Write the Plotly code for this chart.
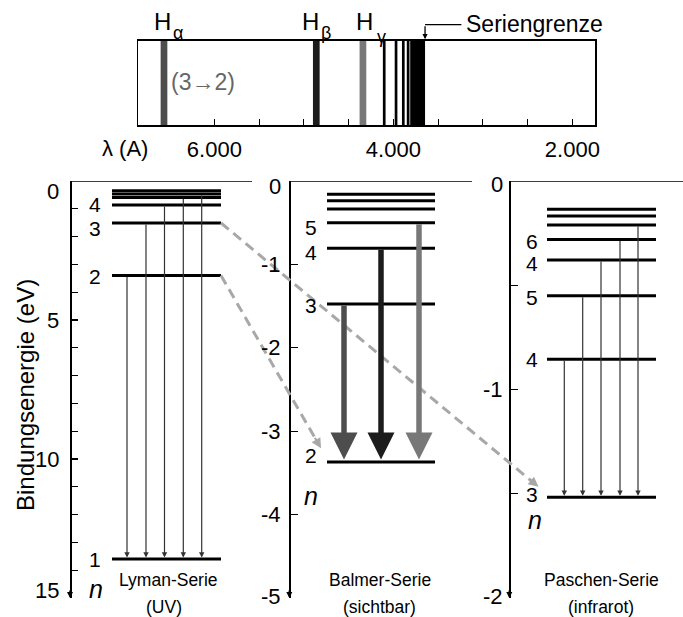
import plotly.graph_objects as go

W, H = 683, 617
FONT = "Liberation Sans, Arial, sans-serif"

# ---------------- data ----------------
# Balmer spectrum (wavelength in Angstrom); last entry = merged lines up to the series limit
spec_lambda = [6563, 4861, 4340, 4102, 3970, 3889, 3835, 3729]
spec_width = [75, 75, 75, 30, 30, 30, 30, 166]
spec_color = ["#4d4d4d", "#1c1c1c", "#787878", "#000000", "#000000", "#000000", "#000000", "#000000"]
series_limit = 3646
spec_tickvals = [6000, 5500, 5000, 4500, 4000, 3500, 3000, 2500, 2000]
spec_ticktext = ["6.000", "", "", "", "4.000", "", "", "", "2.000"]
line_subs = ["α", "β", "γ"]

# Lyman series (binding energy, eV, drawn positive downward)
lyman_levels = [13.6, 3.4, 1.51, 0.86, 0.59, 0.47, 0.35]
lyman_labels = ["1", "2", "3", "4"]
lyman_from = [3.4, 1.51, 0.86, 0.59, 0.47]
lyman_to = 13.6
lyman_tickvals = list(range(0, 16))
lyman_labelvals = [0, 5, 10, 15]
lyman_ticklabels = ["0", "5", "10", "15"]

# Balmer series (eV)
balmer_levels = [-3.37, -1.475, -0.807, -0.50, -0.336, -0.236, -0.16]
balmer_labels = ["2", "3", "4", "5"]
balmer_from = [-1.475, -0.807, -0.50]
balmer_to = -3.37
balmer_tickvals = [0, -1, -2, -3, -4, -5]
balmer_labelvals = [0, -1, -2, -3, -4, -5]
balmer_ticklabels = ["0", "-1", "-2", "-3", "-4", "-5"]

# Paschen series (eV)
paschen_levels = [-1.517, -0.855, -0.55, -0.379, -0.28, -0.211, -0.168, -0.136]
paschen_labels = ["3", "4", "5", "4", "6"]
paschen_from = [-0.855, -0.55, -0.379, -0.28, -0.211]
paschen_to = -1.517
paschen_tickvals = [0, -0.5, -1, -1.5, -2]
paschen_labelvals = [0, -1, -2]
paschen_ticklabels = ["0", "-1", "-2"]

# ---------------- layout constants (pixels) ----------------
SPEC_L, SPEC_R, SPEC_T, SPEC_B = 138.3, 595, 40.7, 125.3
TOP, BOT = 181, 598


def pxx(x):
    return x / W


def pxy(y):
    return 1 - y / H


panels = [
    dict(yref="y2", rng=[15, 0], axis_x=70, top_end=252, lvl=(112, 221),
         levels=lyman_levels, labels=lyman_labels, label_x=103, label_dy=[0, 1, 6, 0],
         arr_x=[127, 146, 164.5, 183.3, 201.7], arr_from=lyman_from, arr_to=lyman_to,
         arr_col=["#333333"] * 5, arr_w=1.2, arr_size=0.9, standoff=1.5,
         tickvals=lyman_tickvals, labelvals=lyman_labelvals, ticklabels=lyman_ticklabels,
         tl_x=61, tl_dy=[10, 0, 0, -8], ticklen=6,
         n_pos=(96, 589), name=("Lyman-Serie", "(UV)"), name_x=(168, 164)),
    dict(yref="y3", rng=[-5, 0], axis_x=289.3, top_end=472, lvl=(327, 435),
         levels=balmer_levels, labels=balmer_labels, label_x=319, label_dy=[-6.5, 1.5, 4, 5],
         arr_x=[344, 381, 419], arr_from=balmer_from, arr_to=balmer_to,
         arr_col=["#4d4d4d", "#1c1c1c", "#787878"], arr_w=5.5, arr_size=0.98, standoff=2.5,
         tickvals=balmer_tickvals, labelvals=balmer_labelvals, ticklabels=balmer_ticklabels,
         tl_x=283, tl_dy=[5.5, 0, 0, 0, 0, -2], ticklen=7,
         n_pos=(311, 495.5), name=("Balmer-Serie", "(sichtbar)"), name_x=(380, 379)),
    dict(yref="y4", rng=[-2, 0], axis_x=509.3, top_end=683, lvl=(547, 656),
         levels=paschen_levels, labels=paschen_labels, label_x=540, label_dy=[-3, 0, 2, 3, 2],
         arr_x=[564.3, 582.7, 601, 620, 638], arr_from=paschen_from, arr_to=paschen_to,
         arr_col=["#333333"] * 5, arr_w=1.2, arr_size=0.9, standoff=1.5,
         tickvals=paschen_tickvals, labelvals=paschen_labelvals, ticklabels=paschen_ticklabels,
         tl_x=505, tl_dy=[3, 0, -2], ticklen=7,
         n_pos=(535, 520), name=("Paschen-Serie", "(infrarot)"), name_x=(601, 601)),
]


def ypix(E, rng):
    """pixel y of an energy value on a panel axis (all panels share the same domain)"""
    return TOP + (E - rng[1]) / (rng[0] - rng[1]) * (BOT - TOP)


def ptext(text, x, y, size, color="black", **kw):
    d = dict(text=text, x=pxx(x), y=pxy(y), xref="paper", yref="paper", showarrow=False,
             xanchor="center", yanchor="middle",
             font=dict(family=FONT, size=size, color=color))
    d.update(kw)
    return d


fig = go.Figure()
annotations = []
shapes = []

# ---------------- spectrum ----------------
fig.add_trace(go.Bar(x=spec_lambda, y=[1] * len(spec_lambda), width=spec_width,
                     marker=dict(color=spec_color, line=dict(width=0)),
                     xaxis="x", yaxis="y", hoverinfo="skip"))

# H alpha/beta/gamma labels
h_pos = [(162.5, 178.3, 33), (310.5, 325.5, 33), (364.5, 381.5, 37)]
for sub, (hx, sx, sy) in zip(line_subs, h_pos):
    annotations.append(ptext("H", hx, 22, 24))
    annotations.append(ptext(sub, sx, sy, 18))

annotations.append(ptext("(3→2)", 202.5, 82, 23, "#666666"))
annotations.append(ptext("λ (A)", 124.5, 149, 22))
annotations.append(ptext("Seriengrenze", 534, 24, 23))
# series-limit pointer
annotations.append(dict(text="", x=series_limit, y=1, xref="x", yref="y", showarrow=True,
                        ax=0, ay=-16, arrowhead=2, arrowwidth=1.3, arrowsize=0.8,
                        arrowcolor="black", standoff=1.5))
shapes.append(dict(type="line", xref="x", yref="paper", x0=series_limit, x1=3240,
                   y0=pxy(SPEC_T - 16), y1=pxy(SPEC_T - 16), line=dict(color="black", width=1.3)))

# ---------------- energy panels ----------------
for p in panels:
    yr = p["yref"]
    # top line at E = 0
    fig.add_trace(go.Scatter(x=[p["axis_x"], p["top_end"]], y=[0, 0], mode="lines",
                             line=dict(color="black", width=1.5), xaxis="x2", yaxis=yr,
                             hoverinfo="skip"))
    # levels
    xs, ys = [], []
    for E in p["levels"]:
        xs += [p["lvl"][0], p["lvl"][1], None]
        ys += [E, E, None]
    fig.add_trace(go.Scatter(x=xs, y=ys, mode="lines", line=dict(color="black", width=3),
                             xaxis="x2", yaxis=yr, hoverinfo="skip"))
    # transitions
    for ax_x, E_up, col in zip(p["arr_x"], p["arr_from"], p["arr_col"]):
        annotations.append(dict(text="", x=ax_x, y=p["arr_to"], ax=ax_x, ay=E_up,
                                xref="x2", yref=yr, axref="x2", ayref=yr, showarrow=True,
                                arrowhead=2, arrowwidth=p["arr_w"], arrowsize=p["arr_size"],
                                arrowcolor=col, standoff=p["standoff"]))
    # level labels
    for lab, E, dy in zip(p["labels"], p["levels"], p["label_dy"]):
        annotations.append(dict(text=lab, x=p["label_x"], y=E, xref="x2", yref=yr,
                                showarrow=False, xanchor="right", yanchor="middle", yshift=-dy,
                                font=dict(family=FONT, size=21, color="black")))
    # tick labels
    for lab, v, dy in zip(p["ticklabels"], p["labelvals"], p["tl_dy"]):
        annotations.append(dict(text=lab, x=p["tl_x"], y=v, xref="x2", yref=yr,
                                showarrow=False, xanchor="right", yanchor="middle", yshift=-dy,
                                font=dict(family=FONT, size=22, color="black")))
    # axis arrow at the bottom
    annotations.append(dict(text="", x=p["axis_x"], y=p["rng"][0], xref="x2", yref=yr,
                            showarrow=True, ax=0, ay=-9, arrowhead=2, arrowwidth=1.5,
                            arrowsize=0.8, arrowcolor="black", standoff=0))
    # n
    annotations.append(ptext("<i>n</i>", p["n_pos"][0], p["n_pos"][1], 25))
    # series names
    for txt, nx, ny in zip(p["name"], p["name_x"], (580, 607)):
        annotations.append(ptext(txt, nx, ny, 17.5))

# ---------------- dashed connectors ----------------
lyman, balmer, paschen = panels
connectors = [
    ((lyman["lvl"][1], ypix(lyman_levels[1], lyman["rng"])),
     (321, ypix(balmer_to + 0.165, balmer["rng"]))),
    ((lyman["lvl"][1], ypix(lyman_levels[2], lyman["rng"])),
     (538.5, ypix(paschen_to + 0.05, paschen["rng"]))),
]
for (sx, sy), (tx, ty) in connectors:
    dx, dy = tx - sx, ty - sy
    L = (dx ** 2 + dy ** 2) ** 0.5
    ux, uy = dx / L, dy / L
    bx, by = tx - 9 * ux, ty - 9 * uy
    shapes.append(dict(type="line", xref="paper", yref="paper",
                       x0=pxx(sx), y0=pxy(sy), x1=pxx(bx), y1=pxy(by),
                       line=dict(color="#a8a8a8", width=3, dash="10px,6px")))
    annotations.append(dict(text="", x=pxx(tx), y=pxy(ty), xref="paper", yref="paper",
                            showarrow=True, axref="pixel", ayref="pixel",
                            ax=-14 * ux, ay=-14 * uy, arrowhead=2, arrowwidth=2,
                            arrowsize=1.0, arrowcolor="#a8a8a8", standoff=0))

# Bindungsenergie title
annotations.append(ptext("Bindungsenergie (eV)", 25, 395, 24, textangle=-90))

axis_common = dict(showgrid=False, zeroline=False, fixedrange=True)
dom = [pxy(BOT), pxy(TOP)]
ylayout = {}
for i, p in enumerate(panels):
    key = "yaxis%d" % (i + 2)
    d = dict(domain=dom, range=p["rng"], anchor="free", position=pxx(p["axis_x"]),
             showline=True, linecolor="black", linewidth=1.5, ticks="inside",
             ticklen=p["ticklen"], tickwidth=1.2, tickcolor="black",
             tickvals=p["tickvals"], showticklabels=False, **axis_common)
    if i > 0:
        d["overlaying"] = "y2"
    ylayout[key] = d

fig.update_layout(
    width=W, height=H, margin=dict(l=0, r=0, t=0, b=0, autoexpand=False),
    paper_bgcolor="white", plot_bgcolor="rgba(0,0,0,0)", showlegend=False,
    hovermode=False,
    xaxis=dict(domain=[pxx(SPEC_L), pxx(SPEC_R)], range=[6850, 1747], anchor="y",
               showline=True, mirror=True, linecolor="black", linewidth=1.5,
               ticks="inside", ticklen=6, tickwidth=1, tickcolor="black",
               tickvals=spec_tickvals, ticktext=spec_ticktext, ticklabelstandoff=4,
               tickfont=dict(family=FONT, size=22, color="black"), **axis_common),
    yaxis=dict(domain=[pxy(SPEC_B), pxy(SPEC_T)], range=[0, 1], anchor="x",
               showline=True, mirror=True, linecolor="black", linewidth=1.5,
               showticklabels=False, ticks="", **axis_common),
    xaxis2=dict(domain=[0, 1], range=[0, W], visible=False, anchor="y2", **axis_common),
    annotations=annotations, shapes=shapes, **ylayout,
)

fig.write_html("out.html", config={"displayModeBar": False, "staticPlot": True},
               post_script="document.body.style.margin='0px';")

··········

**Exercise:**
Transcribe exactly, with no pictures, the lines running from the first line of the material through the line holding "return 1 - y / H".

**Response to this exercise:**
Write the Plotly code for this chart.
import plotly.graph_objects as go

W, H = 683, 617
FONT = "Liberation Sans, Arial, sans-serif"

# ---------------- data ----------------
# Balmer spectrum (wavelength in Angstrom); last entry = merged lines up to the series limit
spec_lambda = [6563, 4861, 4340, 4102, 3970, 3889, 3835, 3729]
spec_width = [75, 75, 75, 30, 30, 30, 30, 166]
spec_color = ["#4d4d4d", "#1c1c1c", "#787878", "#000000", "#000000", "#000000", "#000000", "#000000"]
series_limit = 3646
spec_tickvals = [6000, 5500, 5000, 4500, 4000, 3500, 3000, 2500, 2000]
spec_ticktext = ["6.000", "", "", "", "4.000", "", "", "", "2.000"]
line_subs = ["α", "β", "γ"]

# Lyman series (binding energy, eV, drawn positive downward)
lyman_levels = [13.6, 3.4, 1.51, 0.86, 0.59, 0.47, 0.35]
lyman_labels = ["1", "2", "3", "4"]
lyman_from = [3.4, 1.51, 0.86, 0.59, 0.47]
lyman_to = 13.6
lyman_tickvals = list(range(0, 16))
lyman_labelvals = [0, 5, 10, 15]
lyman_ticklabels = ["0", "5", "10", "15"]

# Balmer series (eV)
balmer_levels = [-3.37, -1.475, -0.807, -0.50, -0.336, -0.236, -0.16]
balmer_labels = ["2", "3", "4", "5"]
balmer_from = [-1.475, -0.807, -0.50]
balmer_to = -3.37
balmer_tickvals = [0, -1, -2, -3, -4, -5]
balmer_labelvals = [0, -1, -2, -3, -4, -5]
balmer_ticklabels = ["0", "-1", "-2", "-3", "-4", "-5"]

# Paschen series (eV)
paschen_levels = [-1.517, -0.855, -0.55, -0.379, -0.28, -0.211, -0.168, -0.136]
paschen_labels = ["3", "4", "5", "4", "6"]
paschen_from = [-0.855, -0.55, -0.379, -0.28, -0.211]
paschen_to = -1.517
paschen_tickvals = [0, -0.5, -1, -1.5, -2]
paschen_labelvals = [0, -1, -2]
paschen_ticklabels = ["0", "-1", "-2"]

# ---------------- layout constants (pixels) ----------------
SPEC_L, SPEC_R, SPEC_T, SPEC_B = 138.3, 595, 40.7, 125.3
TOP, BOT = 181, 598


def pxx(x):
    return x / W


def pxy(y):
    return 1 - y / H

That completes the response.